Agrippine, continuant sa route malgré la saison et la mer, arriva dans l’île de Corfou, vis-à-vis de la Calabre. Là, accablée par la violence de sa douleur, elle fut quelques jours à reprendre ses esprits. Au premier bruit de son arrivée, ses plus intimes amis et la plupart des officiers qui avaient servi sous Germanicus, accoururent à Brindes, dont le port était le plus sûr et le plus proche. Une foule d’indifférens s’y rendit des villes voisines, les uns croyant faire leur cour, les autres par curiosité. Dès qu’on découvrit la flotte (49), le port, le rivage, les toits, tous les lieux d’où l’on pouvait l’apercevoir furent chargés de spectateurs. Ils se demandaient, les larmes aux yeux, s’ils la recevraient en silence ou avec des cris. Tandis que ces mouvemens les agitaient, la flotte s’approcha, non dans l’allégresse ordinaire aux rameurs, mais plongée dans la tristesse. A peine Agrippine fut-elle débarquée avec deux de ses enfans, les yeux fixés en terre (50), et tenant l’urne fatale, qu’un cri général se fit entendre. On ne distinguait ni proches, ni étrangers, ni femmes, ni hommes ; on reconnaissait seulement les nouveaux spectateurs à une douleur plus marquée que celle du cortège d’Agrippine, épuisé et rassassié de larmes.

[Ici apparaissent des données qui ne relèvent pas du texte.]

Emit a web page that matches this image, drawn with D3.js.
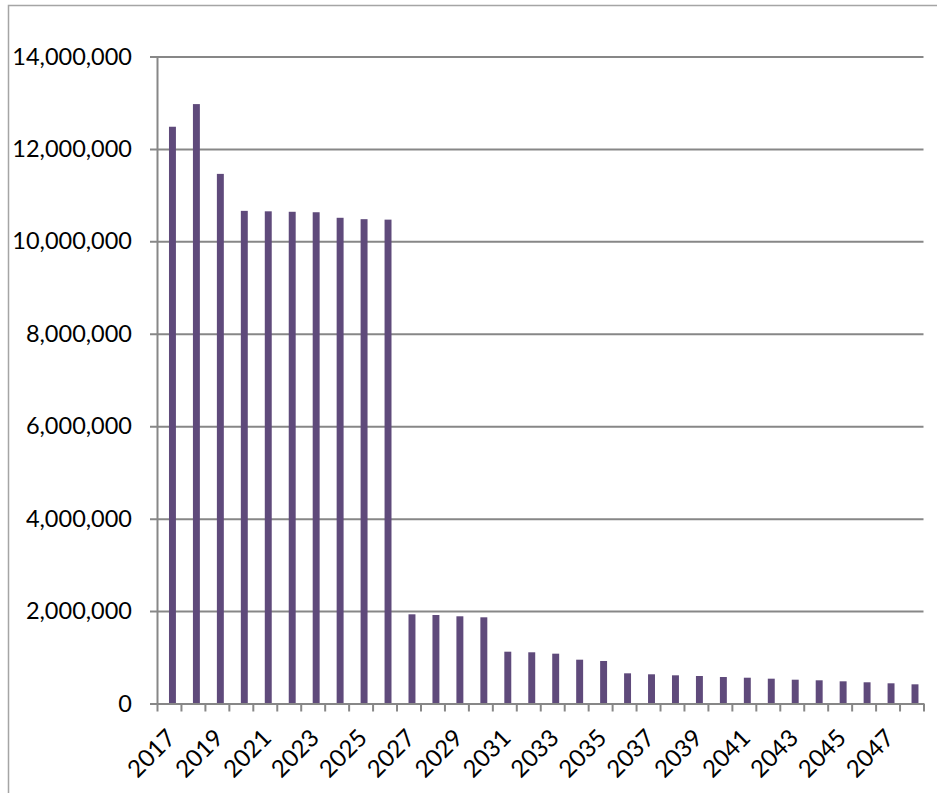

Tibère avait envoyé deux cohortes prétoriennes, avec ordre aux magistrats de la Calabre, de la Fouille et de la Campanie de rendre à la mémoire de son fils les derniers devoirs. Les cendres étaient portées sur les épaules des tribuns et des centurions, précédées des enseignes sans ornement, et des faisceaux renversés. Dans les colonies où elles passaient, le peuple en deuil, les chevaliers en habits de cérémonie, brûlaient des habits, des parfums, et d’autres présens funèbres, selon la richesse du lieu. Les villes les plus éloignées accouraient, et, témoignant leur douleur par des cris et des larmes, élevaient des autels pour sacrifier aux dieux mânes. Drusus[1] alla jusqu’à Terracine, ac-

  1. Fils de Tibère, et frère de Germanicus par l’adoption que Tibère avait faite du dernier.